Before I start I’d like to make it very clear that despite the failure of the AS Economics syllabus and examination to present Economics as what it is: a science, I personally still consider it one of the most interesting and useful subjects to learn. The Mathematics of game theory in particular leads to surprising and deep conclusions about human beings, and nothing, not even UK examinations, can change that. In addition my dislike of the subject at AS has nothing to do with my teachers – the actual lessons and discussions were invariably absorbing and relevant to current affairs, which made the unfortunate syllabus some ‘genius’ working for the government came up with so much more tolerable.

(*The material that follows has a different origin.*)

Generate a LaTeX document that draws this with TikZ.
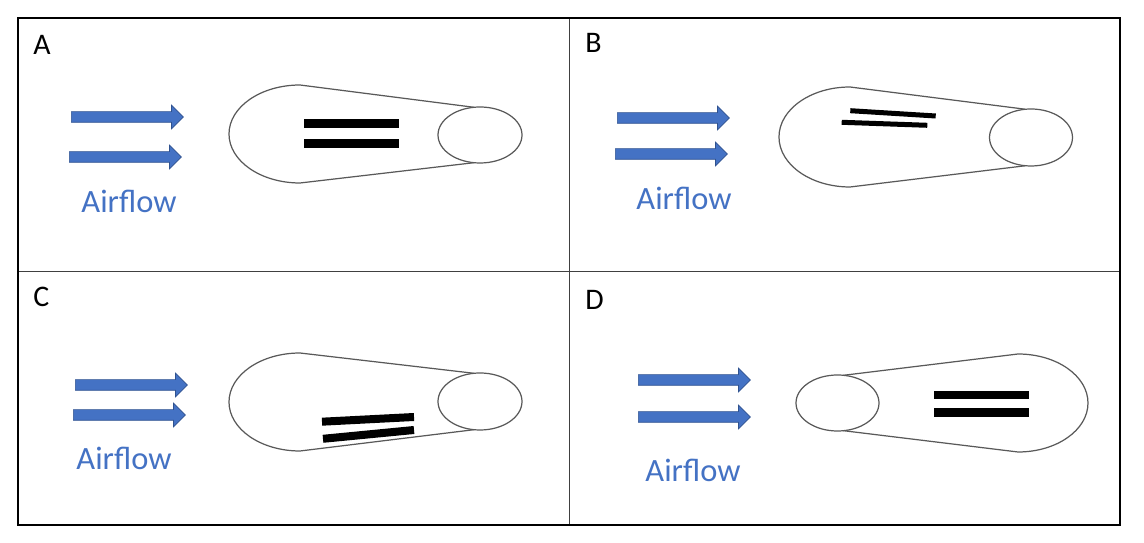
\documentclass[tikz,border=0pt]{standalone}
\usepackage{fontspec}
\setmainfont{Carlito}
\usetikzlibrary{shapes.arrows}

\definecolor{flowblue}{HTML}{4472C4}
\definecolor{flowedge}{HTML}{2F528F}
\definecolor{beltgray}{HTML}{595959}

\begin{document}
\begin{tikzpicture}[x=0.02cm, y=-0.02cm,
    flow/.style={single arrow, fill=flowblue, draw=flowedge, line width=0.4pt,
      inner sep=0pt, text height=0.1cm, text depth=0.1cm,
      minimum height=2.24cm, minimum width=0.46cm,
      single arrow head extend=0.13cm, anchor=tail},
    flowlabel/.style={text=flowblue, font=\fontsize{18.5}{18.5}\selectfont, anchor=base},
    panel/.style={font=\fontsize{17}{17}\selectfont, anchor=base west, inner sep=0pt},
    belt/.style={draw=beltgray, line width=0.7pt},
    blade/.style={line width=0.18cm},
    thinblade/.style={line width=0.1cm},
    divider/.style={draw=black!75, line width=0.6pt}]
   % Sizes
   \pgfmathsetmacro{\bigrx}{71}
   \pgfmathsetmacro{\bigry}{49}
   \pgfmathsetmacro{\smallrx}{42}
   \pgfmathsetmacro{\smallry}{28}
   \useasboundingbox (0,0) rectangle (1144,543);

   % frame
   \draw[divider] (569.5,18) -- (569.5,525);
   \draw[divider] (18,271.5) -- (1120,271.5);
   \draw[line width=1.2pt] (18,18) rectangle (1120,525);

   % pulleys
   \coordinate (smallA) at (480,135);
   \coordinate (smallB) at (1031,137.5);
   \coordinate (smallC) at (480,401.5);
   \coordinate (smallD) at (837.5,403);

   % panel A
   \draw[belt] (474,107.3) -- (300,85)
     arc[start angle=-90, end angle=-270, x radius=\bigrx, y radius=\bigry] -- (474,162.7);
   \draw[belt] (smallA) ellipse[x radius=\smallrx, y radius=\smallry];
   \draw[blade] (304,123.5) -- (399,123.5);
   \draw[blade] (304,143.5) -- (399,143.5);

   % panel B
   \draw[belt] (1025,109.2) -- (850,87)
     arc[start angle=-90, end angle=-270, x radius=\bigrx, y radius=50] -- (1025,165.8);
   \draw[belt] (smallB) ellipse[x radius=41.5, y radius=28.5];
   \draw[thinblade] (850.3,110.7) -- (935.7,116);
   \draw[thinblade] (841.7,122.3) -- (927.3,125.3);

   % panel C
   \draw[belt] (474,373.3) -- (300,353)
     arc[start angle=-90, end angle=-270, x radius=\bigrx, y radius=\bigry] -- (474,429.7);
   \draw[belt] (smallC) ellipse[x radius=\smallrx, y radius=28.5];
   \draw[line width=0.16cm] (322,421.7) -- (414,417);
   \draw[line width=0.16cm] (323,438.8) -- (414,430);

   % panel D
   \draw[belt] (843.5,375.3) -- (1018,354)
     arc[start angle=-90, end angle=90, x radius=70, y radius=\bigry] -- (843.5,430.7);
   \draw[belt] (smallD) ellipse[x radius=41.5, y radius=\smallry];
   \draw[line width=0.17cm] (934,395) -- (1029,395);
   \draw[line width=0.17cm] (934,412.5) -- (1029,412.5);

   % airflow arrows
   \node[flow] (arrA1) at (71,117) {};
   \node[flow] (arrA2) at (69,157) {};
   \node[flow] (arrB1) at (617,118) {};
   \node[flow] (arrB2) at (615,154) {};
   \node[flow] (arrC1) at (75,385) {};
   \node[flow] (arrC2) at (73,415) {};
   \node[flow] (arrD1) at (638,380) {};
   \node[flow] (arrD2) at (638,417) {};

   % labels
   \node[panel] (labA) at (33,55) {A};
   \node[panel] (labB) at (585,53) {B};
   \node[panel] (labC) at (33,307) {C};
   \node[panel] (labD) at (585,310) {D};

   \node[flowlabel] (airA) at (129,213) {Airflow};
   \node[flowlabel] (airB) at (684,210) {Airflow};
   \node[flowlabel] (airC) at (124,470) {Airflow};
   \node[flowlabel] (airD) at (693,482) {Airflow};
\end{tikzpicture}
\end{document}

So, the exam is finally over, and it’s time for an elucidation of why doing it at AS is such a bad idea. I’ll split it into two parts: why Economics is taught wrongly at AS, and why not to do it at AS, which are arguably two different things.

Why it’s taught wrongly

My primary concern is the fact that it is treated explicitly as an essay subject rather than a highly mathematical and scientific subject. The natural language of Economics is maths and logic – Economics is about allocation of resources and decisions. This inevitably invokes game theory which was developed by von Neumann explicitly for decision making. Insulting the poor guy and choosing to waffle about market failure instead of putting to use the tool he spent is life creating just seems a waste of time to me.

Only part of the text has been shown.